SET EXERCISE: Reproduce the listing below exactly. Pictures do not belong in the copy.

COLLECTED DATA:
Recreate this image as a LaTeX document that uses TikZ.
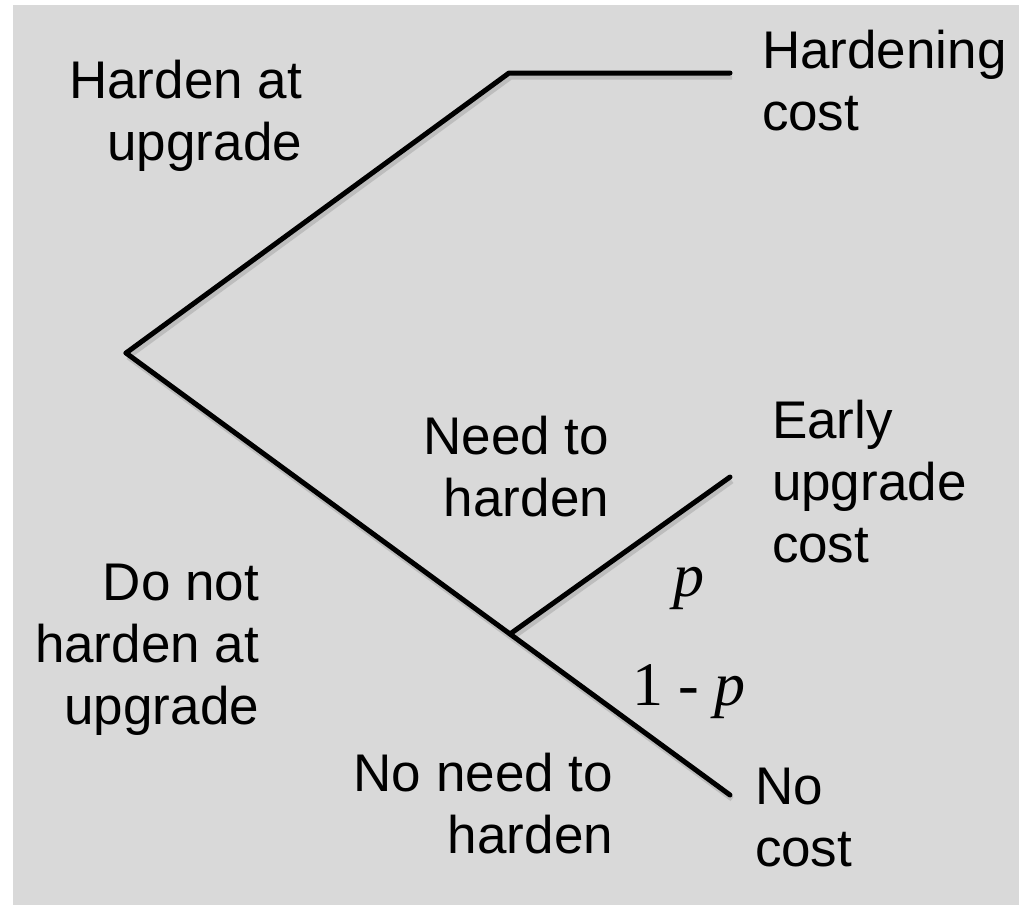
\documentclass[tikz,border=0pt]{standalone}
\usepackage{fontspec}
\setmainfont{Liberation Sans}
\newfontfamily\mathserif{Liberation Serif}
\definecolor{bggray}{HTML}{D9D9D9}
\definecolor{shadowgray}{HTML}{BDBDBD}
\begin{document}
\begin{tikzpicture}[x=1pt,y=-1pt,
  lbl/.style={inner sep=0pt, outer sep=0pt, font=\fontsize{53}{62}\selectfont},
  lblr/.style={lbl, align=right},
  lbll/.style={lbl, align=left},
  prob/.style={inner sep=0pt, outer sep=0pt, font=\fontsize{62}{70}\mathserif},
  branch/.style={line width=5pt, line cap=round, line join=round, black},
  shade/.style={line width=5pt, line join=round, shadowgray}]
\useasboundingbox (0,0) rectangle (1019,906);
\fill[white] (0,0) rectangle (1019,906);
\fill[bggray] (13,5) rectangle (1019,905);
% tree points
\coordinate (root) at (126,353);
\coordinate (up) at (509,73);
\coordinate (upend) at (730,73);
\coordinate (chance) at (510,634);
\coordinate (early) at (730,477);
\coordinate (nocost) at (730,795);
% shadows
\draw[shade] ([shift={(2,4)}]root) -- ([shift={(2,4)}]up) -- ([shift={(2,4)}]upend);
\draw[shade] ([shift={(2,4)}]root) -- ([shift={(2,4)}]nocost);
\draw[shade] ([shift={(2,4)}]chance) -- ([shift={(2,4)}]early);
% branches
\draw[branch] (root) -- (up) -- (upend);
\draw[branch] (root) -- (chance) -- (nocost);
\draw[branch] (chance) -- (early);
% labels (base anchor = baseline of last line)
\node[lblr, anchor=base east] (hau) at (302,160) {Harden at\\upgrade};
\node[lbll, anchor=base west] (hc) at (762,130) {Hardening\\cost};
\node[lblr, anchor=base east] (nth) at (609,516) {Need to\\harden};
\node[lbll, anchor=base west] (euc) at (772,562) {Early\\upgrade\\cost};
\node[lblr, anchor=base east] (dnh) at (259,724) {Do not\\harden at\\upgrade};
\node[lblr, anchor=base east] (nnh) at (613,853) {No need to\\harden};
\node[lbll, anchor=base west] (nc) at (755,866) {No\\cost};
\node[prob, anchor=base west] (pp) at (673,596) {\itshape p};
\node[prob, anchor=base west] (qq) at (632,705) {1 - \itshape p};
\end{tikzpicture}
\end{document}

FINAL ANSWER:
Recreate this image as a LaTeX document that uses TikZ.
\documentclass[tikz,border=0pt]{standalone}
\usepackage{fontspec}
\setmainfont{Liberation Sans}
\newfontfamily\mathserif{Liberation Serif}
\definecolor{bggray}{HTML}{D9D9D9}
\definecolor{shadowgray}{HTML}{BDBDBD}
\begin{document}
\begin{tikzpicture}[x=1pt,y=-1pt,
  lbl/.style={inner sep=0pt, outer sep=0pt, font=\fontsize{53}{62}\selectfont},
  lblr/.style={lbl, align=right},
  lbll/.style={lbl, align=left},
  prob/.style={inner sep=0pt, outer sep=0pt, font=\fontsize{62}{70}\mathserif},
  branch/.style={line width=5pt, line cap=round, line join=round, black},
  shade/.style={line width=5pt, line join=round, shadowgray}]
\useasboundingbox (0,0) rectangle (1019,906);
\fill[white] (0,0) rectangle (1019,906);
\fill[bggray] (13,5) rectangle (1019,905);
% tree points
\coordinate (root) at (126,353);
\coordinate (up) at (509,73);
\coordinate (upend) at (730,73);
\coordinate (chance) at (510,634);
\coordinate (early) at (730,477);
\coordinate (nocost) at (730,795);
% shadows
\draw[shade] ([shift={(2,4)}]root) -- ([shift={(2,4)}]up) -- ([shift={(2,4)}]upend);
\draw[shade] ([shift={(2,4)}]root) -- ([shift={(2,4)}]nocost);
\draw[shade] ([shift={(2,4)}]chance) -- ([shift={(2,4)}]early);
% branches
\draw[branch] (root) -- (up) -- (upend);
\draw[branch] (root) -- (chance) -- (nocost);
\draw[branch] (chance) -- (early);
% labels (base anchor = baseline of last line)
\node[lblr, anchor=base east] (hau) at (302,160) {Harden at\\upgrade};
\node[lbll, anchor=base west] (hc) at (762,130) {Hardening\\cost};
\node[lblr, anchor=base east] (nth) at (609,516) {Need to\\harden};
\node[lbll, anchor=base west] (euc) at (772,562) {Early\\upgrade\\cost};
\node[lblr, anchor=base east] (dnh) at (259,724) {Do not\\harden at\\upgrade};
\node[lblr, anchor=base east] (nnh) at (613,853) {No need to\\harden};
\node[lbll, anchor=base west] (nc) at (755,866) {No\\cost};
\node[prob, anchor=base west] (pp) at (673,596) {\itshape p};
\node[prob, anchor=base west] (qq) at (632,705) {1 - \itshape p};
\end{tikzpicture}
\end{document}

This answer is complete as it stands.